Pages

Sabtu, 05 Januari 2013

Tentang Anak Jalanan dan Pekerja Anak di Indonesi



Fenomena pekerja anak dan anak jalanan di Indonesia pada dasarnya merupakan dampak negatif yang ditimbulkan dari pembangunan yang tidak merata. Pembangunan hanya dapat dinikmati oleh segelintir orang saja, sehingga terjadi jurang pemisah sosial dan kemiskinan. Anak-anak jalanan dan pekerja anak merupakan kelompok sosial yang tersisihkan dari mainstream sosial atau dengan kata lain telah mengalami eksklusi sosial. Posisi mereka menjadi termarjinalkan karena tidak mempunyai posisi sosial (budaya, politik, ekonomi) yang jelas di tengah-tengah masyarakat. Mereka mengalami stigmatisasi yang terus-menerus dalam masyarakat karena memiliki ciri-ciri mobilitas geografis dan mobilitas pekerjaan yang tinggi, pendatang musiman, pekerja tak tetap, orang yang tak mempunyai tempat tinggal tetap, dan tingkat pendapatan sangat rendah atau subsisten. Anak-anak dari golongan kelas sosial bawah tersebut harus bekerja untuk memenuhi kebutuhan hidup keluarga agar tetap survive.
Kondisi pekerja anak di Indonesia sangat memprihatinkan.
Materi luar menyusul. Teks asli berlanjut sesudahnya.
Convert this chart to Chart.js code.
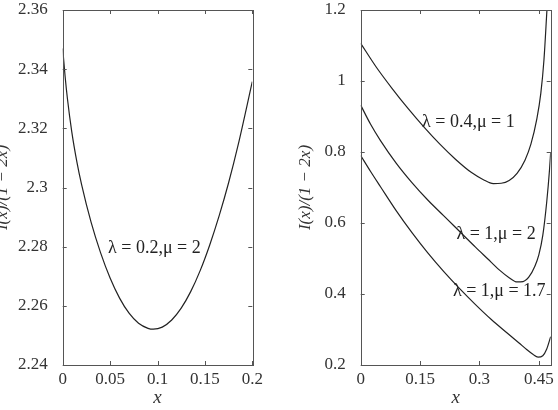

Mereka sering bekerja tanpa dibayar (unpaid workers) karena bekerja untuk membantu orang tua dalam sektor informal atau bekerja dengan waktu yang sangat panjang di sebuah perusahaan namun tidak mendapatkan upah yang sesuai. Dengan kata lain, mereka telah mengalami eksploitasi baik oleh keluarga sendiri maupun oleh sistem ekonomi pasar kerja yang kompetitif, dimana menekankan pada sistem pengupahan yang fleksibel untuk tujuan efisiensi yang sebesar-besarnya. Hal ini tidak menguntungkan bagi mereka karena menimbulkan dampak negatif secara fisik maupun psikologis.
Dampak dari adanya fenomena anak jalanan dan pekerja anak dalam jangka panjang akan mengakibatkan keterpurukan ekonomi dan sosial di Indonesia. Hal tersebut dapat diprediksikan dari rendahnya kualitas sumber daya manusia Indonesia. Rendahnya kualitas sumber daya manusia Indonesia disebabkan karena anak-anak dari keluarga kelas bawah, yang merupakan modal pembangunan nasional, tidak memiliki kesempatan untuk mengenyam pedidikan yang berkualitas.
Mengingat kompleksnya permasalahan yang dihadapi oleh pekerja anak, perlu ada kebijakan khusus bagi anak-anak yang bekerja. Melarang anak-anak untuk tidak bekerja sama sekali bukan merupakan kebijakan yang tepat, walaupun ILO memiliki program penghapusan pekerja anak (Iinternational Program on The Elimination of Child Labor – IPEC). Bagi penduduk miskin, pendapatan anak-anak sangat membantu menopang kelangsungan hidup keluarga. Beberapa alternatif kebijakan yang mungkin dapat diambil adalah dengan cara melakukan intervensi baik bagi pekerja anak maupun bagi orangtua. Misalnya dengan memberikan bantuan berupa beasiswa bagi anak-anak untuk bersekolah dan penciptaan lapangan kerja bagi orang tua melalui program padat karya. Mengingat sumber daya pemerintah yang terbatas, maka program penanggulangan masalah pekerja anak dapat diprioritaskan bagi anak-anak yang mempunyai kepala rumah tangga berpendidikan rendah. Keluarga yang demikian diduga merupakan keluarga miskin, sehingga anak-anak yang berasal dari keluarga ini akan rentan terhadap eksploitasi, dan berpeluang untuk terjerat dalam lingkaran kemiskinan. Selain dengan tegas menolak eksploitasi anak, dan memberlakukan hukum dengan konsekuen, perhatian pemerintah harus difokuskan mencegah pekerja anak putus sekolah atau tidak mengenyam pendidikan sama sekali. Disamping itu mutu pendidikan harus pula terus-menerus diperbaiki agar rasa skeptis masyarakat terhadap sistem pendidikan nasional hilang, dan berupaya keras untuk mengirimkan anak-anaknya ke sekolah.